La formula politica dell’antifascismo, che da noi si chiamò arco costituzionale, è la stessa da più di sessant’anni: centro-sinistra.
Il centro-sinistra globale, che esclude ogni destra che non voglia diventare reggicoda del medesimo centro-sinistra globale (nome in codice: Ursula). Detto in breve: o la Meloni si taianizza, o finisce ai vannacci.
Sul piano dei sistemi l’antifascismo nasconde il tradimento della sinistra nei confronti della lotta al capitalismo: il capitale diventa alleato perché il nemico supremo da abbattere è sempre e solo il fascismo (che non esiste). Così Mélenchon fa patti con Macron, la sinistra diventa ovunque la guardia bianca del capitale. Cosa riceve in cambio? L’adozione del proprio manuale ideologico antifascista, filo-migranti e filo-transgender. Al di là di una spruzzatina pop sui temi sindacali e sociali, la sinistra di fatto non sogna alcun superamento del capitalismo, è dentro il suo mondo e la sua tabula rasa, concorre a cancellare la civiltà ereditata; il suo nemico non è più il Padrone, i ricchi, i giganti della finanza e i potenti, che sono invece suoi alleati, ma la famiglia, la civiltà tradizionale, la sovranità nazionale e popolare, riassunti nella formula diabolica del fascismo, con aggravante obbligata del razzismo. A dir la verità anche le destre, pur ai margini, sono dentro lo stesso acquario capital-occidentale, salvo comizi.

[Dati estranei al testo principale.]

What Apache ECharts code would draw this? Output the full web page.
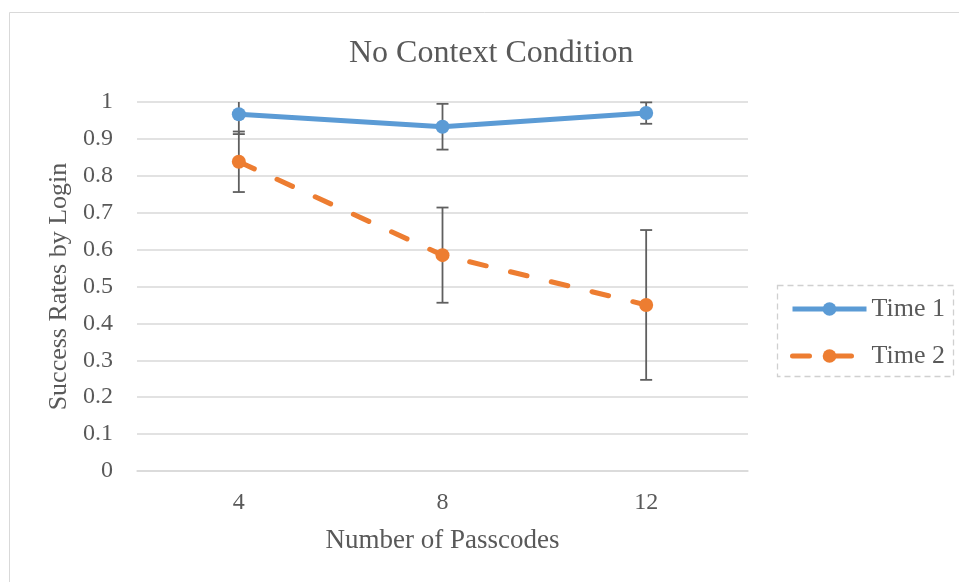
<!DOCTYPE html>
<html><head><meta charset="utf-8">
<script src="https://cdn.jsdelivr.net/npm/echarts@6/dist/echarts.min.js"></script>
<style>html,body{margin:0;padding:0;background:#fff}#c{width:959px;height:582px}</style>
</head><body><div id="c"></div>
<script>
const categories = ['4', '8', '12'];
const time1 = [0.967, 0.933, 0.970];
const time2 = [0.838, 0.585, 0.450];
const time1Err = [0.054, 0.062, 0.029];
const time2Err = [0.082, 0.129, 0.203];
const yTicks = [0, 0.1, 0.2, 0.3, 0.4, 0.5, 0.6, 0.7, 0.8, 0.9, 1];

const FONT = 'Liberation Serif';
const TXT = '#595959';
const YMAX = 1;

function errData(vals, errs) {
  return vals.map((v, i) => [i, v - errs[i], v + errs[i]]);
}
function renderErr(params, api) {
  const x = api.value(0);
  const lo = api.value(1);
  const hi = api.value(2);
  const clipHi = hi > YMAX;
  const pLo = api.coord([x, lo]);
  const pHi = api.coord([x, Math.min(hi, YMAX)]);
  const w = 6;
  const style = { stroke: '#5f5f5f', lineWidth: 1.8, fill: null };
  const children = [
    { type: 'line', shape: { x1: pLo[0], y1: pLo[1], x2: pHi[0], y2: pHi[1] }, style },
    { type: 'line', shape: { x1: pLo[0] - w, y1: pLo[1], x2: pLo[0] + w, y2: pLo[1] }, style }
  ];
  if (!clipHi) children.push({ type: 'line', shape: { x1: pHi[0] - w, y1: pHi[1], x2: pHi[0] + w, y2: pHi[1] }, style });
  return { type: 'group', children };
}

const chart = echarts.init(document.getElementById('c'));
chart.setOption({
  backgroundColor: '#fff',
  animation: false,
  textStyle: { fontFamily: FONT },
  title: {
    text: 'No Context Condition',
    left: 344, top: 33,
    textStyle: { fontFamily: FONT, fontSize: 32, fontWeight: 'normal', color: TXT }
  },
  grid: { left: 137, right: 211, top: 102, bottom: 111 },
  legend: {
    orient: 'vertical',
    left: 785, top: 291,
    itemWidth: 74, itemHeight: 17, itemGap: 21,
    lineStyle: { width: 5 },
    textStyle: { fontFamily: FONT, fontSize: 26, color: TXT, padding: [0,0,0,0] },
    data: ['Time 1', 'Time 2']
  },
  graphic: [
    { type: 'rect', shape: { x: 9.5, y: 12.5, width: 960, height: 580 }, style: { fill: null, stroke: '#d9d9d9', lineWidth: 1 }, silent: true, z: -10 },
    { type: 'rect', shape: { x: 777.5, y: 285.5, width: 176, height: 91 }, style: { fill: null, stroke: '#d0d0d0', lineWidth: 1.3, lineDash: [6, 4] }, silent: true }
  ],
  xAxis: {
    type: 'category',
    data: categories,
    name: 'Number of Passcodes',
    nameLocation: 'middle',
    nameGap: 56,
    nameTextStyle: { fontFamily: FONT, fontSize: 27, color: TXT },
    axisLine: { lineStyle: { color: '#d9d9d9', width: 1.5 } },
    axisTick: { show: false },
    axisLabel: { fontFamily: FONT, fontSize: 24, color: TXT, margin: 20 }
  },
  yAxis: {
    type: 'value',
    min: 0, max: 1, interval: 0.1,
    name: 'Success Rates by Login',
    nameLocation: 'middle',
    nameGap: 60,
    nameTextStyle: { fontFamily: FONT, fontSize: 26, color: TXT },
    axisLine: { show: false },
    axisTick: { show: false },
    splitLine: { lineStyle: { color: '#d9d9d9', width: 1.5 } },
    axisLabel: {
      fontFamily: FONT, fontSize: 24, color: TXT, margin: 24,
      formatter: v => { const t = yTicks.find(k => Math.abs(k - v) < 1e-6); return t === undefined ? '' : String(t); }
    }
  },
  series: [
    { type: 'custom', name: 'err1', renderItem: renderErr, data: errData(time1, time1Err), z: 1, silent: true },
    { type: 'custom', name: 'err2', renderItem: renderErr, data: errData(time2, time2Err), z: 1, silent: true },
    {
      name: 'Time 1', type: 'line', data: time1, z: 5,
      symbol: 'circle', symbolSize: 14,
      itemStyle: { color: '#5b9bd5' },
      lineStyle: { color: '#5b9bd5', width: 5 }
    },
    {
      name: 'Time 2', type: 'line', data: time2, z: 5,
      symbol: 'circle', symbolSize: 14,
      itemStyle: { color: '#ed7d31' },
      lineStyle: { color: '#ed7d31', width: 5, type: [17, 25], cap: 'round' }
    }
  ]
});
</script>
</body></html>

La formula viene applicata ovunque. Se tu per esempio denunci, come è capitato a me, che un treno ad alta velocità e lungo percorso non può abbandonare a metà corsa sui binari, per sciopero, i viaggiatori, tra cui donne, bambini, disabili, trovi sempre quattro coglioni di sinistra (non trovo definizione migliore, le altre sono peggiori) che ti attaccano: ah, il solito fascista, vuole abolire il diritto di sciopero. I problemi concreti del presente, il disagio reale dei cittadini, cancellati dal solito mantra ideologico di un secolo fa. A questo serve l’antifascismo, usato dai cinici furbi e dai cretini acidi.
L’Eliseo per Marine Le Pen è il supplizio di Tantalo, potrà anche prendere il 40% ma con quel sistema elettorale al secondo turno sarà sempre sconfitta. Le occorrerà al primo turno la maggioranza assoluta. Altrimenti ci sarà sempre un Mélenchon a fare l’antisistema ma poi ad accettare il patto col diavolo pur di non far vincere il super-diavolo (inesistente), il Fascismo. Su queste pantomime regge il potere.
Trasferite ora la vittoria degli sconfitti che si apprestano a non governare la Francia nel caso italiano e nell’euforia della sinistra nostrana. Ci sono due differenze con la Francia: il sistema elettorale qui non è di doppio turno e la destra, grazie a Berlusconi (va detto), ha la possibilità di coalizzarsi e governare. Non c’è nulla da imparare dalla Francia, è roba vecchia anche da noi, nulla di nuovo: è Fritto Misto nelle urne e Aria fritta per il Paese. Temendo la brace inesistente del fascismo, l’Unione ciechi di Francia ha scelto di restare in padella. Friggetevi.